* _Objective_: From the first line of the data below through the line bearing "import plotly.graph_objects as go", reproduce each line exactly; do not include pictures.

··· Excerpted data

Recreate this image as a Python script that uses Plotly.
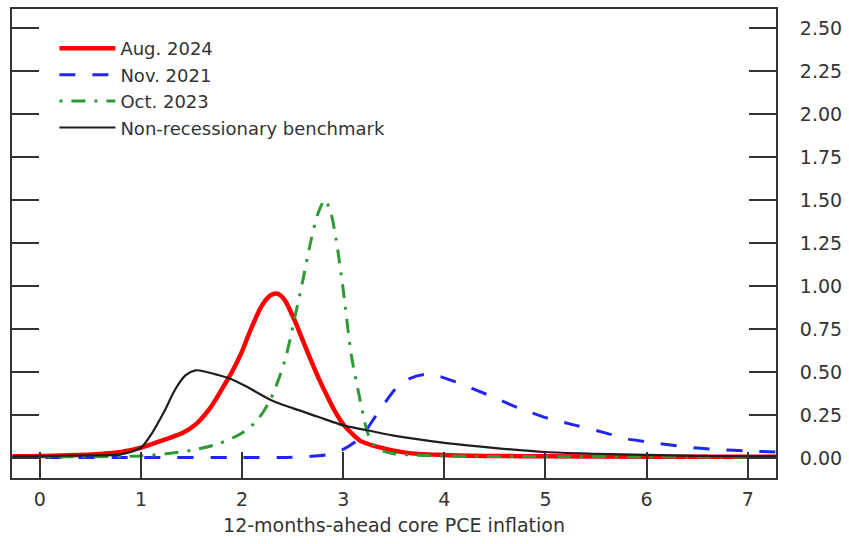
import plotly.graph_objects as go

# Density of 12-months-ahead core PCE inflation under each forecast vintage
aug24_x = [-0.27, 0.0, 0.5, 0.8, 1.0, 1.2, 1.41, 1.55, 1.67, 1.75, 1.83, 1.9, 2.0, 2.06,
           2.19, 2.28, 2.35, 2.42, 2.52, 2.6, 2.68, 2.76, 2.85, 2.93, 3.01, 3.1, 3.17,
           3.34, 3.63, 4.0, 4.5, 5.0, 6.0, 7.28]
aug24_y = [0.010, 0.012, 0.020, 0.035, 0.060, 0.100, 0.145, 0.200, 0.280, 0.350, 0.430,
           0.500, 0.620, 0.710, 0.880, 0.945, 0.955, 0.920, 0.800, 0.685, 0.570, 0.460,
           0.350, 0.260, 0.190, 0.135, 0.100, 0.065, 0.030, 0.018, 0.012, 0.010, 0.008,
           0.008]

nov21_x = [-0.27, 0.0, 1.0, 2.0, 2.5, 2.85, 3.0, 3.17, 3.34, 3.53, 3.65, 3.81, 3.95,
           4.12, 4.42, 4.74, 5.03, 5.3, 5.6, 5.82, 6.0, 6.38, 6.7, 7.04, 7.28]
nov21_y = [0.003, 0.003, 0.003, 0.003, 0.005, 0.020, 0.050, 0.120, 0.260, 0.410, 0.460,
           0.486, 0.475, 0.440, 0.370, 0.290, 0.230, 0.190, 0.145, 0.110, 0.095, 0.065,
           0.050, 0.040, 0.035]

oct23_x = [-0.27, 0.0, 0.5, 1.0, 1.25, 1.5, 1.75, 2.0, 2.15, 2.28, 2.42, 2.53, 2.6, 2.68,
           2.75, 2.82, 2.88, 2.93, 3.0, 3.08, 3.17, 3.24, 3.3, 3.4, 3.5, 4.0, 5.0, 7.28]
oct23_y = [0.005, 0.006, 0.008, 0.012, 0.025, 0.045, 0.080, 0.145, 0.220, 0.340, 0.560,
           0.840, 1.030, 1.260, 1.420, 1.500, 1.420, 1.270, 0.980, 0.600, 0.330, 0.150,
           0.080, 0.040, 0.025, 0.012, 0.008, 0.005]

bench_x = [-0.27, 0.0, 0.5, 0.79, 0.9, 1.0, 1.11, 1.23, 1.34, 1.44, 1.54, 1.65, 1.75,
           1.89, 2.03, 2.29, 2.5, 2.75, 3.0, 3.25, 3.5, 4.02, 4.51, 5.0, 5.5, 6.0, 6.5,
           7.0, 7.28]
bench_y = [0.010, 0.012, 0.015, 0.020, 0.035, 0.060, 0.145, 0.270, 0.400, 0.480, 0.510,
           0.500, 0.485, 0.460, 0.420, 0.336, 0.290, 0.240, 0.190, 0.160, 0.130, 0.087,
           0.058, 0.035, 0.025, 0.018, 0.013, 0.010, 0.010]

series = [
    ("Aug. 2024", aug24_x, aug24_y, "#ff0000", 4.5, "solid"),
    ("Nov. 2021", nov21_x, nov21_y, "#2424f0", 3, "16px,17px"),
    ("Oct. 2023", oct23_x, oct23_y, "#2e9a36", 3, "3px,9px,14px,9px"),
    ("Non-recessionary benchmark", bench_x, bench_y, "#1e1e1e", 2.2, "solid"),
]

x_ticks = [0, 1, 2, 3, 4, 5, 6, 7]
y_ticks = [0.0, 0.25, 0.5, 0.75, 1.0, 1.25, 1.5, 1.75, 2.0, 2.25, 2.5]

FONT = "DejaVu Sans"
INK = "#333333"

fig = go.Figure()
for name, xs, ys, color, width, dash in series:
    fig.add_trace(go.Scatter(
        x=xs, y=ys, name=name, mode="lines",
        line=dict(color=color, width=width, dash=dash, shape="spline", smoothing=0.8),
    ))

fig.update_layout(
    width=849, height=544,
    margin=dict(l=12, r=67, t=7, b=66),
    paper_bgcolor="white", plot_bgcolor="white",
    font=dict(family=FONT, size=19, color=INK),
    showlegend=True,
    legend=dict(
        x=0.0555, y=0.955, xanchor="left", yanchor="top",
        bgcolor="rgba(0,0,0,0)", itemwidth=56,
        font=dict(family=FONT, size=18, color=INK),
        tracegroupgap=0,
    ),
    xaxis=dict(
        range=[-0.275, 7.28], tickvals=x_ticks,
        ticks="inside", ticklen=26, tickwidth=2, tickcolor=INK,
        showline=True, linewidth=2, linecolor=INK, mirror=True,
        showgrid=False, zeroline=False,
        ticklabelstandoff=3,
        title=dict(text="12-months-ahead core PCE inflation", standoff=10,
                   font=dict(family=FONT, size=19, color=INK)),
        tickfont=dict(family=FONT, size=19, color=INK),
    ),
    yaxis=dict(
        range=[-0.116, 2.61], tickvals=y_ticks, tickformat=".2f",
        side="right",
        ticks="inside", ticklen=27, tickwidth=2, tickcolor=INK,
        showline=True, linewidth=2, linecolor=INK, mirror="ticks",
        showgrid=False, zeroline=False,
        ticklabelstandoff=18,
        tickfont=dict(family=FONT, size=19, color=INK),
    ),
)

fig.write_html("out.html")
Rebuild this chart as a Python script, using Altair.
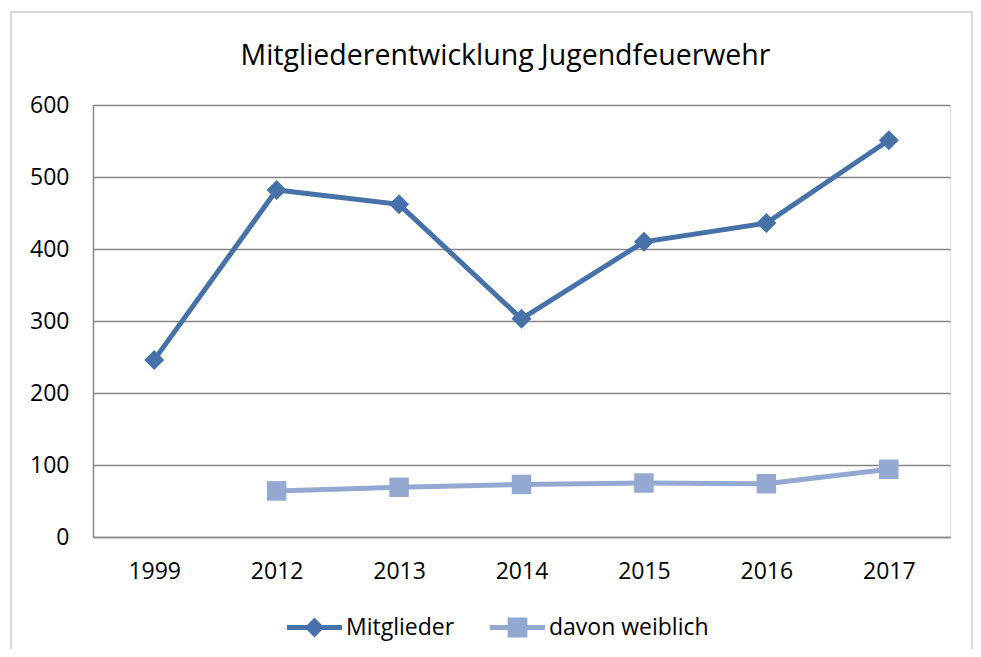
import altair as alt
import pandas as pd

years = ["1999", "2012", "2013", "2014", "2015", "2016", "2017"]
mitglieder = [246, 482, 462, 303, 410, 436, 551]
weiblich = [None, 64, 69, 73, 75, 74, 94]
series_names = ["Mitglieder", "davon weiblich"]
colors = ["#4672A9", "#93A9D1"]
y_ticks = [0, 100, 200, 300, 400, 500, 600]

rows = []
for yr, m, w in zip(years, mitglieder, weiblich):
    rows.append({"Jahr": yr, "Wert": m, "Reihe": series_names[0]})
    if w is not None:
        rows.append({"Jahr": yr, "Wert": w, "Reihe": series_names[1]})
df = pd.DataFrame(rows)

FONT = "Open Sans"
W, H = 857, 432

x_enc = alt.X("Jahr:N", sort=years,
              scale=alt.Scale(type="point", padding=0.5),
              axis=alt.Axis(title=None, labelAngle=0, ticks=False, grid=False,
                            domainColor="#868686", domainWidth=1.5,
                            labelFontSize=23, labelFont=FONT, labelColor="#000",
                            labelPadding=23))
y_enc = alt.Y("Wert:Q",
              scale=alt.Scale(domain=[0, 600], nice=False),
              axis=alt.Axis(title=None, values=y_ticks, ticks=False,
                            grid=True, gridColor="#868686", gridWidth=1.5,
                            domainColor="#868686", domainWidth=1.5,
                            labelFontSize=23, labelFont=FONT, labelColor="#000",
                            labelPadding=24))

diamond_leg = ("M-1,-0.09L-0.27,-0.09L0,-0.36L0.27,-0.09L1,-0.09L1,0.09"
               "L0.27,0.09L0,0.36L-0.27,0.09L-1,0.09Z")
square_leg = ("M-1,-0.09L-0.36,-0.09L-0.36,-0.36L0.36,-0.36L0.36,-0.09L1,-0.09"
              "L1,0.09L0.36,0.09L0.36,0.36L-0.36,0.36L-0.36,0.09L-1,0.09Z")


def series_layer(name, color, shape, size, leg_path, leg_x):
    base = alt.Chart(df).transform_filter(alt.datum.Reihe == name)
    line = base.mark_line(strokeWidth=5, color=color).encode(x=x_enc, y=y_enc)
    pts = base.mark_point(filled=True, opacity=1, shape=shape, size=size).encode(
        x=x_enc, y=y_enc,
        color=alt.Color("Reihe:N",
                        scale=alt.Scale(domain=[name], range=[color]),
                        legend=alt.Legend(title=None, orient="none",
                                          legendX=leg_x, legendY=495,
                                          symbolType=leg_path, symbolSize=3025,
                                          symbolFillColor=color, symbolStrokeWidth=0,
                                          symbolOpacity=1,
                                          labelFont=FONT, labelFontSize=23,
                                          labelColor="#000", labelOffset=4,
                                          padding=0)))
    return alt.layer(line, pts)


border = alt.Chart(pd.DataFrame({"a": [0]})).mark_rect(
    fill=None, stroke="#D9D9D9", strokeWidth=2, clip=False).encode(
    x=alt.value(-82), x2=alt.value(879), y=alt.value(-93), y2=alt.value(600))

s1 = series_layer(series_names[0], colors[0], "diamond", 400, diamond_leg, 194)
s2 = series_layer(series_names[1], colors[1], "square", 380, square_leg, 397)

chart = alt.layer(border, s1, s2).resolve_scale(color="independent").resolve_legend(
    color="independent").properties(
    width=W, height=H,
    title=alt.TitleParams("Mitgliederentwicklung Jugendfeuerwehr", font=FONT,
                          fontSize=28.5, fontWeight="normal", color="#000",
                          anchor="middle", dx=-16, dy=95, offset=36),
    autosize=alt.AutoSizeParams(type="none"),
    padding={"left": 85, "top": 97, "right": 23, "bottom": 112},
).configure_view(stroke=None).configure(background="white")

chart.save("out.html", embed_options={"renderer": "svg", "actions": False})
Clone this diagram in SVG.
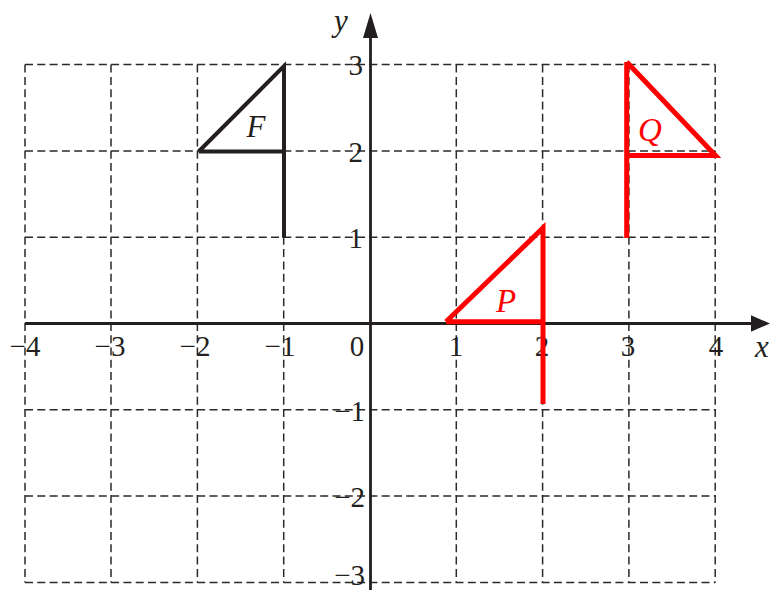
<svg xmlns="http://www.w3.org/2000/svg" width="770" height="592" viewBox="0 0 770 592">
<style>
.grid{stroke:#2a2a2a;stroke-width:1.5;stroke-dasharray:8 4.3;fill:none}
.axis{stroke:#231f20;stroke-width:2.8;fill:none}
.num{font-family:"Liberation Serif","Times New Roman",serif;font-size:29px;fill:#231f20}
.var{font-family:"Liberation Serif","Times New Roman",serif;font-style:italic;font-size:31px;fill:#231f20}
.blk{stroke:#231f20;stroke-width:4;fill:none;stroke-linejoin:miter}
.red{stroke:#ff0000;stroke-width:5;fill:none;stroke-linejoin:miter}
.redt{font-family:"Liberation Serif","Times New Roman",serif;font-style:italic;font-size:33px;fill:#ff0000}
</style>
<rect width="770" height="592" fill="#fff"/>
<g id="grid">
<path class="grid" d="M25,64.6H715.2M25,151H715.2M25,237.2H715.2M25,409.8H715.2M25,496H715.2M25,582.4H715.2"/>
<path class="grid" d="M25,64.6V582.4M111,64.6V582.4M197.4,64.6V582.4M283.7,64.6V582.4M456.3,64.6V582.4M542.6,64.6V582.4M628.9,64.6V582.4M715.2,64.6V582.4"/>
</g>
<g id="axes">
<path class="axis" d="M25,323.5H755M370.5,590V33"/>
<polygon points="770,323.5 751,315.3 751,331.7" fill="#231f20"/>
<polygon points="370.5,13 363,38 378,38" fill="#231f20"/>
</g>
<g id="labels">
<g class="num" text-anchor="middle">
<text x="25" y="356">−4</text>
<text x="110" y="356">−3</text>
<text x="195" y="356">−2</text>
<text x="280" y="356">−1</text>
<text x="357" y="356">0</text>
<text x="456" y="356">1</text>
<text x="542" y="356">2</text>
<text x="628" y="356">3</text>
<text x="716" y="356">4</text>
</g>
<g class="num" text-anchor="end">
<text x="363" y="75">3</text>
<text x="363" y="162">2</text>
<text x="363" y="248">1</text>
<text x="365" y="421">−1</text>
<text x="365" y="507">−2</text>
<text x="365" y="585">−3</text>
</g>
<text class="var" x="334" y="31">y</text>
<text class="var" x="755" y="357">x</text>
</g>
<g id="F">
<path class="blk" d="M198.7,151.5L284,66V237.7M198.7,151.5H284"/>
<text class="var" x="256" y="137" text-anchor="middle">F</text>
</g>
<g id="P">
<path class="red" d="M446,321.7L543,228V404M446,321.7H543"/>
<text class="redt" x="506" y="312" text-anchor="middle">P</text>
</g>
<g id="Q">
<path class="red" d="M626.7,62L715.5,155.5H626.7M626.7,62V238"/>
<text class="redt" x="650" y="141" text-anchor="middle">Q</text>
</g>
</svg>
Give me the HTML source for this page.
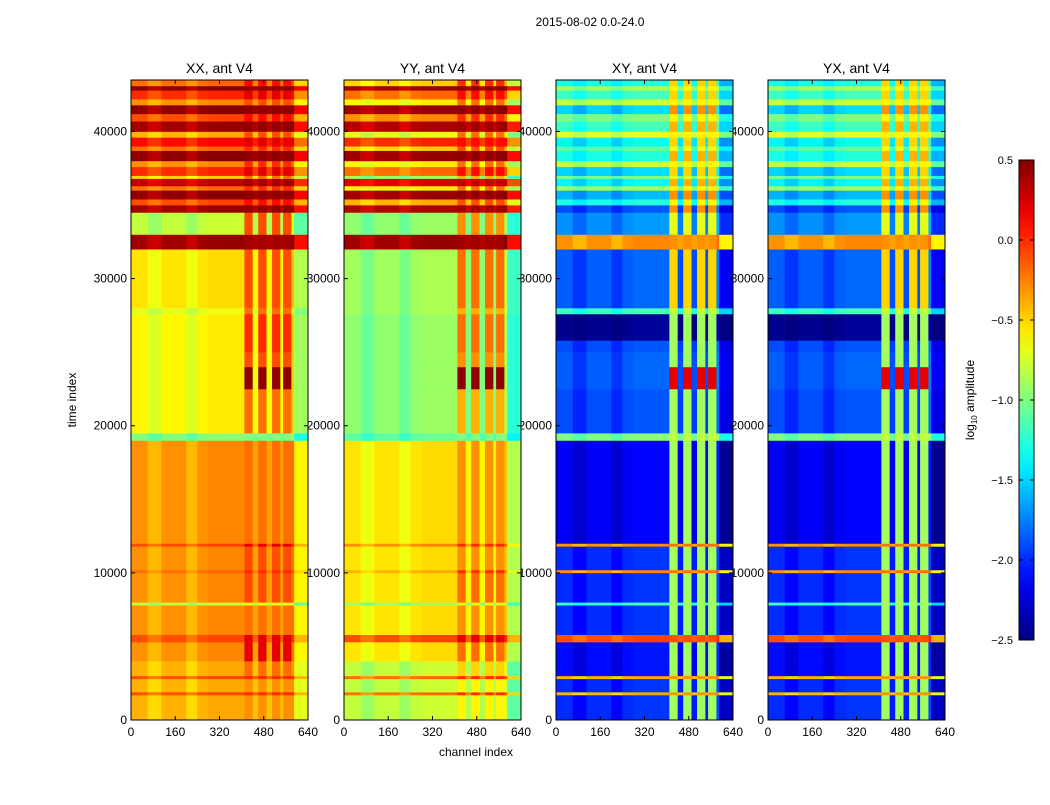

······

* _Task answer_:
Recreate this image as a Python script that uses Plotly.
import plotly.graph_objects as go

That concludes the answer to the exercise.